Compare the coefficients then we obtain the system of ODEs for \(H_1\) and \(H_0\)

\[\begin{equation} \begin{aligned} v &: \dot{H}_1 + \frac{\eta^2}{2} H_1^2 - \lambda H_1 = c_2, \\ 1 &: \dot{H}_0 + \lambda m H_1 = 0. \end{aligned} \end{equation}\]

with terminal conditions \(H_1(T) = c_1\) and \(H_0(T) = 0\).

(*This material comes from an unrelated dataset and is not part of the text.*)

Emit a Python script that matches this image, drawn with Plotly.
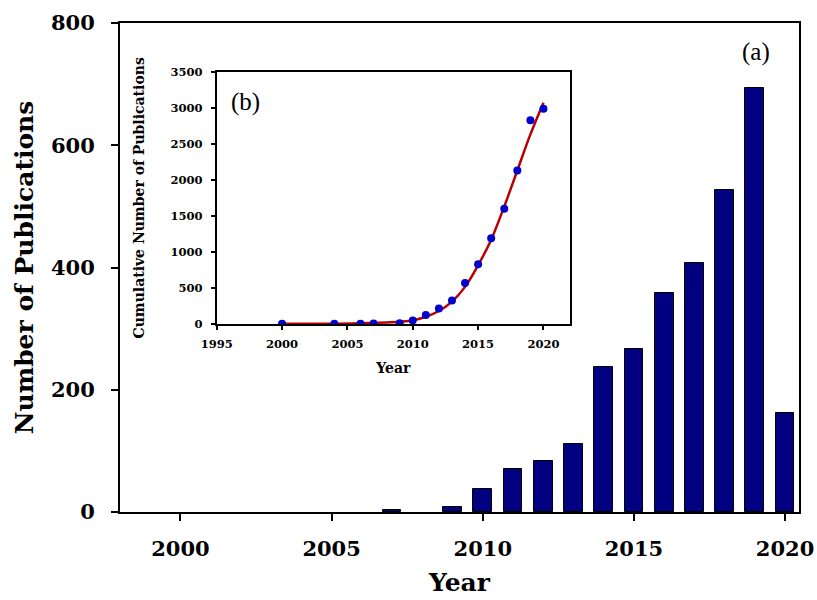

Solution to system of ODEs

The solution to the ODEs is given (formally) by

\[\begin{equation} \begin{aligned} H_1(t) &= \frac{\lambda}{\eta^2} + \frac{\Delta}{\eta^2} \tan \left( \arctan\left(\frac{c_1 \eta^2 - \lambda}{\Delta}\right) + \frac{\Delta}{2} (T - t) \right), \\ H_0(t) &= \frac{2\lambda m}{\eta^2} \log \left(\cos \left( \arctan\left(\frac{c_1 \eta^2 - \lambda}{\Delta}\right) \right) \right) \\ &\quad - \frac{2\lambda m}{\eta^2} \log \left(\cos \left( \frac{\Delta}{2} (t - T) - \arctan \left(\frac{c_1 \eta^2 - \lambda}{\Delta}\right) \right) \right) + \frac{\lambda^2 m}{\eta^2} (T - t). \end{aligned} \end{equation}\]

where \(\Delta = \sqrt{-2 c_2 \eta^2 - \lambda^2}\).

Note

Note that some of the parameters are complex, it causes some troubles when evaluating logarithm etc.

Thus, we can obtain the characteristic function for \(X_T\) by simply setting \(u_2 = 0\).